● Task requirements:
Produce a word-for-word copy of the listing below without its pictures.

=====

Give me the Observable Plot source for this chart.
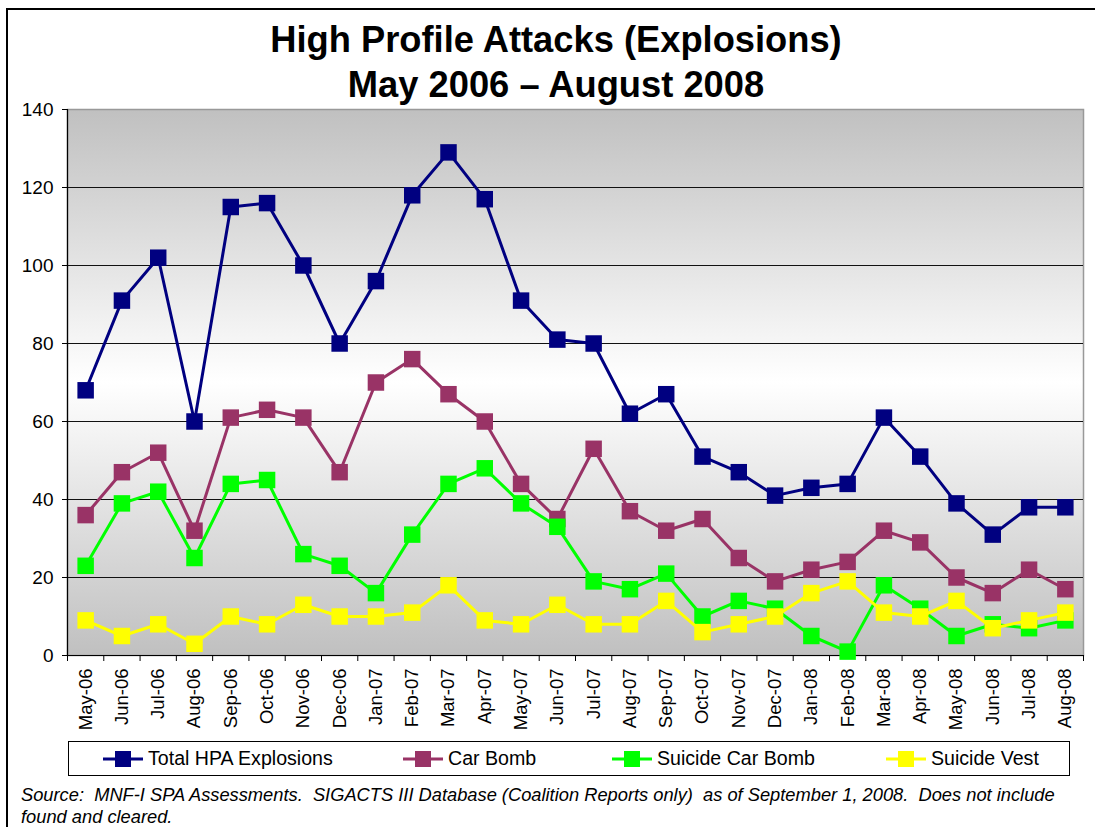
<!DOCTYPE html>
<html>
<head>
<meta charset="utf-8">
<script src="https://cdn.jsdelivr.net/npm/d3@7"></script>
<script src="https://cdn.jsdelivr.net/npm/@observablehq/plot@0.6"></script>
<style>
  html, body { margin: 0; padding: 0; background: #fff; }
  #wrap { position: relative; width: 1095px; height: 827px; overflow: hidden; font-family: Arial, "Liberation Sans", sans-serif; }
  #frame { position: absolute; left: 6px; top: 8px; width: 1200px; height: 900px; border: 2px solid #000; }
  #title { position: absolute; left: 0; top: 17px; width: 1112px; text-align: center; font-weight: bold; font-size: 36.3px; line-height: 45px; color: #000; }
  #chart { position: absolute; left: 0; top: 100px; }
  #legend { position: absolute; left: 68px; top: 741px; width: 1000px; height: 33px; border: 1px solid #000; background: #fff; }
  .li { position: absolute; top: 0; height: 33px; display: flex; align-items: center; font-size: 19.6px; color: #000; }
  .li svg { margin-right: 4px; }
  #caption { position: absolute; left: 21px; top: 784px; font-style: italic; font-size: 18.3px; line-height: 22px; white-space: pre; color: #000; }
</style>
</head>
<body>
<div id="wrap">
  <div id="frame"></div>
  <div id="title">High Profile Attacks (Explosions)<br>May 2006 – August 2008</div>
  <div id="chart"></div>
  <div id="legend"></div>
  <div id="caption"></div>
</div>
<script>
// ---- data ----
const months = ["May-06","Jun-06","Jul-06","Aug-06","Sep-06","Oct-06","Nov-06","Dec-06",
  "Jan-07","Feb-07","Mar-07","Apr-07","May-07","Jun-07","Jul-07","Aug-07","Sep-07","Oct-07","Nov-07","Dec-07",
  "Jan-08","Feb-08","Mar-08","Apr-08","May-08","Jun-08","Jul-08","Aug-08"];
const totalHPA = [68,91,102,60,115,116,100,80,96,118,129,117,91,81,80,62,67,51,47,41,43,44,61,51,39,31,38,38];
const carBomb = [36,47,52,32,61,63,61,47,70,76,67,60,44,35,53,37,32,35,25,19,22,24,32,29,20,16,22,17];
const suicideCarBomb = [23,39,42,25,44,45,26,23,16,31,44,48,39,33,19,17,21,10,14,12,5,1,18,12,5,8,7,9];
const suicideVest = [9,5,8,3,10,8,13,10,10,11,18,9,8,13,8,8,14,6,8,10,16,19,11,10,14,7,9,11];
const seriesNames = ["Total HPA Explosions","Car Bomb","Suicide Car Bomb","Suicide Vest"];
const seriesColors = ["#000080","#993366","#00ff00","#ffff00"];
const yTicks = [0,20,40,60,80,100,120,140];
const captionLines = ["Source:  MNF-I SPA Assessments.  SIGACTS III Database (Coalition Reports only)  as of September 1, 2008.  Does not include",
  "found and cleared."];

const seriesValues = [totalHPA, carBomb, suicideCarBomb, suicideVest];
const data = [];
seriesNames.forEach((s, k) => seriesValues[k].forEach((v, i) => data.push({series: s, i, month: months[i], value: v})));

// background gradient mark
function gradientBg(index, scales, values, dim) {
  const g = d3.create("svg:g");
  const defs = g.append("defs");
  const lg = defs.append("linearGradient").attr("id", "bggrad").attr("x1", 0).attr("y1", 0).attr("x2", 0).attr("y2", 1);
  lg.append("stop").attr("offset", "0%").attr("stop-color", "#c0c0c0");
  lg.append("stop").attr("offset", "50%").attr("stop-color", "#ffffff");
  lg.append("stop").attr("offset", "100%").attr("stop-color", "#c0c0c0");
  g.append("rect")
    .attr("x", dim.marginLeft).attr("y", dim.marginTop)
    .attr("width", dim.width - dim.marginLeft - dim.marginRight)
    .attr("height", dim.height - dim.marginTop - dim.marginBottom)
    .attr("fill", "url(#bggrad)");
  return g.node();
}

const marks = [
  gradientBg,
  Plot.frame({stroke: "#999", strokeWidth: 1.5}),
  Plot.ruleY(yTicks.filter(t => t > 0 && t < 140), {stroke: "#111", strokeWidth: 1}),
  Plot.ruleY([0], {stroke: "#000", strokeWidth: 1.2}),
  Plot.ruleX([-0.5], {stroke: "#000", strokeWidth: 1.2}),
  Plot.axisY({ticks: yTicks, tickSize: 5, tickPadding: 9, fontSize: 19, anchor: "left", label: null}),
  Plot.axisX({ticks: d3.range(-0.5, 28, 1), tickSize: 6, tickFormat: () => "", label: null}),
  Plot.axisX({ticks: d3.range(0, 28), tickSize: 0, tickPadding: 13, tickRotate: -90, fontSize: 18.5,
    tickFormat: i => months[i], label: null})
];
seriesNames.forEach(s => {
  const sub = data.filter(d => d.series === s);
  marks.push(Plot.line(sub, {x: "i", y: "value", stroke: "series", strokeWidth: 3}));
  marks.push(Plot.dot(sub, {x: "i", y: "value", fill: "series", symbol: "square", r: 9.3, stroke: "none"}));
});

const chart = Plot.plot({
  width: 1095,
  height: 640,
  marginTop: 9,
  marginLeft: 67,
  marginRight: 12,
  marginBottom: 85,
  style: {background: "transparent", fontFamily: "Arial, 'Liberation Sans', sans-serif", color: "#000"},
  x: {type: "linear", domain: [-0.5, 27.5]},
  y: {domain: [0, 140]},
  color: {domain: seriesNames, range: seriesColors},
  marks
});
document.getElementById("chart").appendChild(chart);

// legend
const legendPos = [[33, 148], [333, 447], [542, 657], [816, 931]];
const legend = document.getElementById("legend");
seriesNames.forEach((s, k) => {
  const item = document.createElement("div");
  item.className = "li";
  item.style.left = legendPos[k][0] + "px";
  const sw = d3.create("svg").attr("width", 42).attr("height", 20);
  sw.append("line").attr("x1", 1).attr("x2", 41).attr("y1", 10).attr("y2", 10).attr("stroke", seriesColors[k]).attr("stroke-width", 3);
  sw.append("rect").attr("x", 13).attr("y", 2).attr("width", 16).attr("height", 16).attr("fill", seriesColors[k]);
  item.appendChild(sw.node());
  const t = document.createElement("span");
  t.textContent = s;
  item.appendChild(t);
  legend.appendChild(item);
});

document.getElementById("caption").textContent = captionLines.join("\n");
</script>
</body>
</html>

=====

● Reply to the task:
Give me the Observable Plot source for this chart.
<!DOCTYPE html>
<html>
<head>
<meta charset="utf-8">
<script src="https://cdn.jsdelivr.net/npm/d3@7"></script>
<script src="https://cdn.jsdelivr.net/npm/@observablehq/plot@0.6"></script>
<style>
  html, body { margin: 0; padding: 0; background: #fff; }
  #wrap { position: relative; width: 1095px; height: 827px; overflow: hidden; font-family: Arial, "Liberation Sans", sans-serif; }
  #frame { position: absolute; left: 6px; top: 8px; width: 1200px; height: 900px; border: 2px solid #000; }
  #title { position: absolute; left: 0; top: 17px; width: 1112px; text-align: center; font-weight: bold; font-size: 36.3px; line-height: 45px; color: #000; }
  #chart { position: absolute; left: 0; top: 100px; }
  #legend { position: absolute; left: 68px; top: 741px; width: 1000px; height: 33px; border: 1px solid #000; background: #fff; }
  .li { position: absolute; top: 0; height: 33px; display: flex; align-items: center; font-size: 19.6px; color: #000; }
  .li svg { margin-right: 4px; }
  #caption { position: absolute; left: 21px; top: 784px; font-style: italic; font-size: 18.3px; line-height: 22px; white-space: pre; color: #000; }
</style>
</head>
<body>
<div id="wrap">
  <div id="frame"></div>
  <div id="title">High Profile Attacks (Explosions)<br>May 2006 – August 2008</div>
  <div id="chart"></div>
  <div id="legend"></div>
  <div id="caption"></div>
</div>
<script>
// ---- data ----
const months = ["May-06","Jun-06","Jul-06","Aug-06","Sep-06","Oct-06","Nov-06","Dec-06",
  "Jan-07","Feb-07","Mar-07","Apr-07","May-07","Jun-07","Jul-07","Aug-07","Sep-07","Oct-07","Nov-07","Dec-07",
  "Jan-08","Feb-08","Mar-08","Apr-08","May-08","Jun-08","Jul-08","Aug-08"];
const totalHPA = [68,91,102,60,115,116,100,80,96,118,129,117,91,81,80,62,67,51,47,41,43,44,61,51,39,31,38,38];
const carBomb = [36,47,52,32,61,63,61,47,70,76,67,60,44,35,53,37,32,35,25,19,22,24,32,29,20,16,22,17];
const suicideCarBomb = [23,39,42,25,44,45,26,23,16,31,44,48,39,33,19,17,21,10,14,12,5,1,18,12,5,8,7,9];
const suicideVest = [9,5,8,3,10,8,13,10,10,11,18,9,8,13,8,8,14,6,8,10,16,19,11,10,14,7,9,11];
const seriesNames = ["Total HPA Explosions","Car Bomb","Suicide Car Bomb","Suicide Vest"];
const seriesColors = ["#000080","#993366","#00ff00","#ffff00"];
const yTicks = [0,20,40,60,80,100,120,140];
const captionLines = ["Source:  MNF-I SPA Assessments.  SIGACTS III Database (Coalition Reports only)  as of September 1, 2008.  Does not include",
  "found and cleared."];

const seriesValues = [totalHPA, carBomb, suicideCarBomb, suicideVest];
const data = [];
seriesNames.forEach((s, k) => seriesValues[k].forEach((v, i) => data.push({series: s, i, month: months[i], value: v})));

// background gradient mark
function gradientBg(index, scales, values, dim) {
  const g = d3.create("svg:g");
  const defs = g.append("defs");
  const lg = defs.append("linearGradient").attr("id", "bggrad").attr("x1", 0).attr("y1", 0).attr("x2", 0).attr("y2", 1);
  lg.append("stop").attr("offset", "0%").attr("stop-color", "#c0c0c0");
  lg.append("stop").attr("offset", "50%").attr("stop-color", "#ffffff");
  lg.append("stop").attr("offset", "100%").attr("stop-color", "#c0c0c0");
  g.append("rect")
    .attr("x", dim.marginLeft).attr("y", dim.marginTop)
    .attr("width", dim.width - dim.marginLeft - dim.marginRight)
    .attr("height", dim.height - dim.marginTop - dim.marginBottom)
    .attr("fill", "url(#bggrad)");
  return g.node();
}

const marks = [
  gradientBg,
  Plot.frame({stroke: "#999", strokeWidth: 1.5}),
  Plot.ruleY(yTicks.filter(t => t > 0 && t < 140), {stroke: "#111", strokeWidth: 1}),
  Plot.ruleY([0], {stroke: "#000", strokeWidth: 1.2}),
  Plot.ruleX([-0.5], {stroke: "#000", strokeWidth: 1.2}),
  Plot.axisY({ticks: yTicks, tickSize: 5, tickPadding: 9, fontSize: 19, anchor: "left", label: null}),
  Plot.axisX({ticks: d3.range(-0.5, 28, 1), tickSize: 6, tickFormat: () => "", label: null}),
  Plot.axisX({ticks: d3.range(0, 28), tickSize: 0, tickPadding: 13, tickRotate: -90, fontSize: 18.5,
    tickFormat: i => months[i], label: null})
];
seriesNames.forEach(s => {
  const sub = data.filter(d => d.series === s);
  marks.push(Plot.line(sub, {x: "i", y: "value", stroke: "series", strokeWidth: 3}));
  marks.push(Plot.dot(sub, {x: "i", y: "value", fill: "series", symbol: "square", r: 9.3, stroke: "none"}));
});

const chart = Plot.plot({
  width: 1095,
  height: 640,
  marginTop: 9,
  marginLeft: 67,
  marginRight: 12,
  marginBottom: 85,
  style: {background: "transparent", fontFamily: "Arial, 'Liberation Sans', sans-serif", color: "#000"},
  x: {type: "linear", domain: [-0.5, 27.5]},
  y: {domain: [0, 140]},
  color: {domain: seriesNames, range: seriesColors},
  marks
});
document.getElementById("chart").appendChild(chart);

// legend
const legendPos = [[33, 148], [333, 447], [542, 657], [816, 931]];
const legend = document.getElementById("legend");
seriesNames.forEach((s, k) => {
  const item = document.createElement("div");
  item.className = "li";
  item.style.left = legendPos[k][0] + "px";
  const sw = d3.create("svg").attr("width", 42).attr("height", 20);
  sw.append("line").attr("x1", 1).attr("x2", 41).attr("y1", 10).attr("y2", 10).attr("stroke", seriesColors[k]).attr("stroke-width", 3);
  sw.append("rect").attr("x", 13).attr("y", 2).attr("width", 16).attr("height", 16).attr("fill", seriesColors[k]);
  item.appendChild(sw.node());
  const t = document.createElement("span");
  t.textContent = s;
  item.appendChild(t);
  legend.appendChild(item);
});

document.getElementById("caption").textContent = captionLines.join("\n");
</script>
</body>
</html>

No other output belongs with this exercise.